There was no doubt that the ball would have been out, but under tennis rules the point should have been called a 'let' and the point replayed.

Inexplicably, the chair umpire awarded the point and ultimately the set to Murray, while Isner was happy to concede it as well.

The International Tennis Federation rules state: "If the ball in play touches a permanent fixture before it hits the ground, the player who hit the ball loses the point".

But given that a ball boy is not considered a "permanent fixture", most pundits said the point should have been replayed.

The ball boy, pictured here catching the ball before it bounced during Andy Murray's clash with John Isner.
The ball boy caught the ball before it bounced during Andy Murray's clash with John Isner. Image: BBC

“I think they should replay that final point because the ball never bounced," BBC commentator Andrew Castle said.

"The ball boy caught the ball, took a very good catch, but..."

Co-commentator Tim Henman added: “In normal circumstances the ball should have hit the ground but we all knew it was going wide.”

While Isner didn't take issue with the rules breach, it would have been interesting to see what would have happened if the score was a little closer at the time.

Andy Murray suffers earliest exit at Wimbledon ever

Murray finally succumbed to Isner's immense serving power under the centre court roof, going down 6-4 7-6 (4) 6-7 (3) 6-4 after being buried by an avalanche of 36 aces.

Isner said he might have produced his greatest performance at SW19 to spoil the 'home favourite with metal hip wins Wimbledon' storyline after nearly three-and-a-half hours.

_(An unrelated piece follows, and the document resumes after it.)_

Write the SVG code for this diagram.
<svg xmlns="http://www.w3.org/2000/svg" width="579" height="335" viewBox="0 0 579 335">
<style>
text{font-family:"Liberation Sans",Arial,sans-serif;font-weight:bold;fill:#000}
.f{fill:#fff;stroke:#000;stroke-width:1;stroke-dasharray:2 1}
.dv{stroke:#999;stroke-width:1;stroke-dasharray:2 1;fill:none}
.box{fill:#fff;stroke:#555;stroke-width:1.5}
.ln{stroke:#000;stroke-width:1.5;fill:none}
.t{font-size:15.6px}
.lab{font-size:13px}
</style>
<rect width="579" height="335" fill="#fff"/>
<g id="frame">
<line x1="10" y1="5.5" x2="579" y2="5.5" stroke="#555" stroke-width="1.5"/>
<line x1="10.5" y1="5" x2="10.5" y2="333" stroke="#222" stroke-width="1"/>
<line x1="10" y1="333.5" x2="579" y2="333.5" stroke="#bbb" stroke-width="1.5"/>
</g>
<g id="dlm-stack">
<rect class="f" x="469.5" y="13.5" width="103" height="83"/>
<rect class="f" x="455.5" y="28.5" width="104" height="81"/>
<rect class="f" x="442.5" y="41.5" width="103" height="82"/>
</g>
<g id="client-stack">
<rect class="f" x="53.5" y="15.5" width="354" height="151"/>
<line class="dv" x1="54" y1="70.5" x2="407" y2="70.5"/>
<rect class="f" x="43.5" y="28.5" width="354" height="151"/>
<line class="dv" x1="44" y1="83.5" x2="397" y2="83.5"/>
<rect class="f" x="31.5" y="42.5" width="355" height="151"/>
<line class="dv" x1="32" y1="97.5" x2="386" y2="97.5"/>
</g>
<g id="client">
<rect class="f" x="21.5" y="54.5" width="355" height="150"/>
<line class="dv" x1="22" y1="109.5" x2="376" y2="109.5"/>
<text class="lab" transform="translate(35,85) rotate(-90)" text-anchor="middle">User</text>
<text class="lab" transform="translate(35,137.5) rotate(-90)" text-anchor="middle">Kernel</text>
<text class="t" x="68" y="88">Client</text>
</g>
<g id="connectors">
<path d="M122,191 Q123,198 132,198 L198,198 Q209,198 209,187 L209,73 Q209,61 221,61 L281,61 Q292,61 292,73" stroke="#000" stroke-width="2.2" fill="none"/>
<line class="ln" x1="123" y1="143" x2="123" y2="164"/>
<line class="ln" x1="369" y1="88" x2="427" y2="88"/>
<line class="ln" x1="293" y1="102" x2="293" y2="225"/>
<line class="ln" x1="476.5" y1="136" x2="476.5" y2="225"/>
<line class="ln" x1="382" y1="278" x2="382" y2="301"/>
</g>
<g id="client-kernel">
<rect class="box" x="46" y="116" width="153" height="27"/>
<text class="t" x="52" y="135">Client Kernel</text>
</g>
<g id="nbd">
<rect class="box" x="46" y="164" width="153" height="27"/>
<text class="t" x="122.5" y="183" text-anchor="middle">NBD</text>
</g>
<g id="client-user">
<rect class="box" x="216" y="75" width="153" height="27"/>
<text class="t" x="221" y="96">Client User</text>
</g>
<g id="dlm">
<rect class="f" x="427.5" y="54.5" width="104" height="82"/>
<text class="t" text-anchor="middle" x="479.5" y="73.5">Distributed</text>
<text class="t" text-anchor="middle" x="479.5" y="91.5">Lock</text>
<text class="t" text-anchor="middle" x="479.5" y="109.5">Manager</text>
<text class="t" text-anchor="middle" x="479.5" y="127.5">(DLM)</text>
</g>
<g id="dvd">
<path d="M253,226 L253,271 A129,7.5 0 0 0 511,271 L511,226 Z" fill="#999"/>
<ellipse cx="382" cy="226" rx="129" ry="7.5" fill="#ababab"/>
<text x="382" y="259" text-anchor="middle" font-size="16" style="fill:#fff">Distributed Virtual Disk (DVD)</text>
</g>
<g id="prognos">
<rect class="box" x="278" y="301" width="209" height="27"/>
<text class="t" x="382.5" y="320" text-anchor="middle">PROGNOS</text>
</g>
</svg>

"It is no secret I am not a better player than Andy Murray - I may have just been a little better than him today. It was an incredible honour to play him," said Isner, who finally beat him at the ninth attempt.

"I need to relish these moments, this was one of the biggest wins of my career. To play as well as I did against one of the greatest players ever is a huge accomplishment for me.

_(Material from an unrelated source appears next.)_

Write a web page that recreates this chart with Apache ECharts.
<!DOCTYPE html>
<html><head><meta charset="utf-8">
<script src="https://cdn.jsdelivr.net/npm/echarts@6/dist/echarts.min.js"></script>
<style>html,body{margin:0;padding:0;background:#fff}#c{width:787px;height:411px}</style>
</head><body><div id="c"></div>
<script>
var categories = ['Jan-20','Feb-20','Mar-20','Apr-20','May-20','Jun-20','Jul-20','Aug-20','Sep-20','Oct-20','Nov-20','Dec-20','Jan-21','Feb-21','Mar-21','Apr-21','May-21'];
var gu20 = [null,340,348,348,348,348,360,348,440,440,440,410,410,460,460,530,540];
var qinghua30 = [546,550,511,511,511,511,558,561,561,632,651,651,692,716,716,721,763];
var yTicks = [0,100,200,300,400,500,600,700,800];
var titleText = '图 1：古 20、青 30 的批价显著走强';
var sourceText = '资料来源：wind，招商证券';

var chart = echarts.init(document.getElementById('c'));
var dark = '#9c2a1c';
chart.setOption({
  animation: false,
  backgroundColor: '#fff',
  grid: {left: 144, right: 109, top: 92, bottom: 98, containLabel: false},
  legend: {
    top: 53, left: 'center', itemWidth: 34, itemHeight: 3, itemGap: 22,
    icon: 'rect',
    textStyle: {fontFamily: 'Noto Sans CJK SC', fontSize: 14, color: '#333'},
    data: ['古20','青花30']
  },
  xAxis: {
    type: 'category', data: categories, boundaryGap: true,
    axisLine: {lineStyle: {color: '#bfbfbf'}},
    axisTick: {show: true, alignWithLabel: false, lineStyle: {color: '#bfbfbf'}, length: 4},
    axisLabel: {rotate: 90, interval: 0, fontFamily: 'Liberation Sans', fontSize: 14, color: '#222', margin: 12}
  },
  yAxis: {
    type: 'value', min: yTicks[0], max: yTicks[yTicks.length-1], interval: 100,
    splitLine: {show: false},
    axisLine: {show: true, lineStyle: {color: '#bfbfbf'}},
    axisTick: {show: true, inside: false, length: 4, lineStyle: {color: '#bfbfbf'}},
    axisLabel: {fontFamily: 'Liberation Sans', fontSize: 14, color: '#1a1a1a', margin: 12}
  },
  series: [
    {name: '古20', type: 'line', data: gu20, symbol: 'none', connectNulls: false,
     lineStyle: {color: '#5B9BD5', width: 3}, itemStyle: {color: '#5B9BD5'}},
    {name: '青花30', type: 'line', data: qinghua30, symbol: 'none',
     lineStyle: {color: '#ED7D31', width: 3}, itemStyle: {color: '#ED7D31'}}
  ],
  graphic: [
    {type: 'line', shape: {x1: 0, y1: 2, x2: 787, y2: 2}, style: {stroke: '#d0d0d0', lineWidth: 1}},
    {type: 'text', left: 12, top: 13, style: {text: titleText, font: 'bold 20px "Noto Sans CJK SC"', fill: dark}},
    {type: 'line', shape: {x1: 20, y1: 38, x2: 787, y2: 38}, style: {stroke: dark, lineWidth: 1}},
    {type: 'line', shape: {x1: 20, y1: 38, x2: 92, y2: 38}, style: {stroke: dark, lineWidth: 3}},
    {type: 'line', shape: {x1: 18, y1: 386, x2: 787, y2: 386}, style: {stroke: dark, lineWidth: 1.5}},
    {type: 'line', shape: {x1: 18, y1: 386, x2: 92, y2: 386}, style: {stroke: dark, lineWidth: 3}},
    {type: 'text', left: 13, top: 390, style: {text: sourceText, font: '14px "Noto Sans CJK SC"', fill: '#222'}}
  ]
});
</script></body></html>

"He is a massive inspiration for us in the locker room and we are lucky to still have him around. I had an incredible serving day - and I needed every bit of it to beat him."

Andy Murray and John Isner, pictured here shaking hands after their clash at Wimbledon.
Andy Murray and John Isner shake hands after their clash at Wimbledon. (Photo by Shi Tang/Getty Images)

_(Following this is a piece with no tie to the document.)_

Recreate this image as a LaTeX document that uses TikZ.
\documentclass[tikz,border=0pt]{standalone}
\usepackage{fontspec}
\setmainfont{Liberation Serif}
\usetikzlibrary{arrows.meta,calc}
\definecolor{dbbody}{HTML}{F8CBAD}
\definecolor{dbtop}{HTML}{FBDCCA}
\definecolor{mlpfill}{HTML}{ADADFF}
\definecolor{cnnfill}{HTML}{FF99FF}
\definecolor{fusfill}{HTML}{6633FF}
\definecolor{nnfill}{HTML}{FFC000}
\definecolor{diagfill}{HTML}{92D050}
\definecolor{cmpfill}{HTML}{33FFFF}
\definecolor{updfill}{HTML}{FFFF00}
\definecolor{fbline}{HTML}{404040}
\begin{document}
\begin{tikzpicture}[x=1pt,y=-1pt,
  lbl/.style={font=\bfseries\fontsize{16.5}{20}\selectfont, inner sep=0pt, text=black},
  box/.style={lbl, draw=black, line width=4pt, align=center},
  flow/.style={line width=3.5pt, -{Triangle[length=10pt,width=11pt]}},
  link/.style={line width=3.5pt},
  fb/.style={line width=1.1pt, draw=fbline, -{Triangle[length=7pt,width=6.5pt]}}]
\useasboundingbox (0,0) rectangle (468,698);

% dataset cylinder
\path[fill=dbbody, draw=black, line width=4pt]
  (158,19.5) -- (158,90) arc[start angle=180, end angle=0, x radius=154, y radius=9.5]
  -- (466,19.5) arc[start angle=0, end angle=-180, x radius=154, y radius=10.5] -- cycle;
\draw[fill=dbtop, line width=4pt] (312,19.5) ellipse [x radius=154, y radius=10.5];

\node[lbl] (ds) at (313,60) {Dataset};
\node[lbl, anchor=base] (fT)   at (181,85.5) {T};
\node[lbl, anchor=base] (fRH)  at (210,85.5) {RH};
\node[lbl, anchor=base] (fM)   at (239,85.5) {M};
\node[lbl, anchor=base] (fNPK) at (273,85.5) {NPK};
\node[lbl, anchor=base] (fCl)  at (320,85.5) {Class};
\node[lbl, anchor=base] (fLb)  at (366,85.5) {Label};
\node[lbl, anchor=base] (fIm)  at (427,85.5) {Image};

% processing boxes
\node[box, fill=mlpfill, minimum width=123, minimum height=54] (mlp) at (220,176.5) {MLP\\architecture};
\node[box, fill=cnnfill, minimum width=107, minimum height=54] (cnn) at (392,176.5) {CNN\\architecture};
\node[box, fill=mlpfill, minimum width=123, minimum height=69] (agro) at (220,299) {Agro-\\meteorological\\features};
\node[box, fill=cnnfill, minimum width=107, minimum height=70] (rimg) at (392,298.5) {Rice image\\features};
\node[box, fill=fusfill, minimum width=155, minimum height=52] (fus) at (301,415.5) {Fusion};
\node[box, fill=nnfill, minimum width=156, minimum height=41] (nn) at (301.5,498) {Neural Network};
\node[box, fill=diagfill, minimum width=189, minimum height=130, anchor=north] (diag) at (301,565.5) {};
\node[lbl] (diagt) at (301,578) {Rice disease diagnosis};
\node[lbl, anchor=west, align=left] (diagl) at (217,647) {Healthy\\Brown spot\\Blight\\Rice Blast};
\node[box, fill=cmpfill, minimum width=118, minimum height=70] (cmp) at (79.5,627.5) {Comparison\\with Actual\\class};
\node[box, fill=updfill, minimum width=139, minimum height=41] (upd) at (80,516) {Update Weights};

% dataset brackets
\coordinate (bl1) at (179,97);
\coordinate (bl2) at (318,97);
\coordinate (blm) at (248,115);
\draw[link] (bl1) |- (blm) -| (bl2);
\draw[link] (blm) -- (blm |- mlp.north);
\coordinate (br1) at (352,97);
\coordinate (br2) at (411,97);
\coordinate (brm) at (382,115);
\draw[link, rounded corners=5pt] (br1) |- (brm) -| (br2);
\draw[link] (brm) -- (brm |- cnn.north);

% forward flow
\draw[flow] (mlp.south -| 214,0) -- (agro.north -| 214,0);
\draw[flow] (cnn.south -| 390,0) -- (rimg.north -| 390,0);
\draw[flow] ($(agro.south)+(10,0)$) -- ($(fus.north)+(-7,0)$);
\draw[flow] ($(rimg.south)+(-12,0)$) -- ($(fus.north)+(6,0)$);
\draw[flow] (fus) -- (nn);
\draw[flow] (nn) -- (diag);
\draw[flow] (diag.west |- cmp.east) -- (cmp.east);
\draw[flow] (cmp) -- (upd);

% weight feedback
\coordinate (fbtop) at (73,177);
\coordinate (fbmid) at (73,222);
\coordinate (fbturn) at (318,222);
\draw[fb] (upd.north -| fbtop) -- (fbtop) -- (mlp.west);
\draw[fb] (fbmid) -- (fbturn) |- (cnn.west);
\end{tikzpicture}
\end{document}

Isner even put the win ahead of his epic 11-hour, five-set win over Nicolas Mahut in 2010.

The loss marked Murray's earliest exit at Wimbledon ever, which was previously the third round.

Now ranked World No.52, the two-time Wimbledon champion failed to break Isner's serve once.

"He didn't give me lots of chances," said former World No.1 Murray.

"My game was in a good place. I felt good on the court, just couldn't get the win."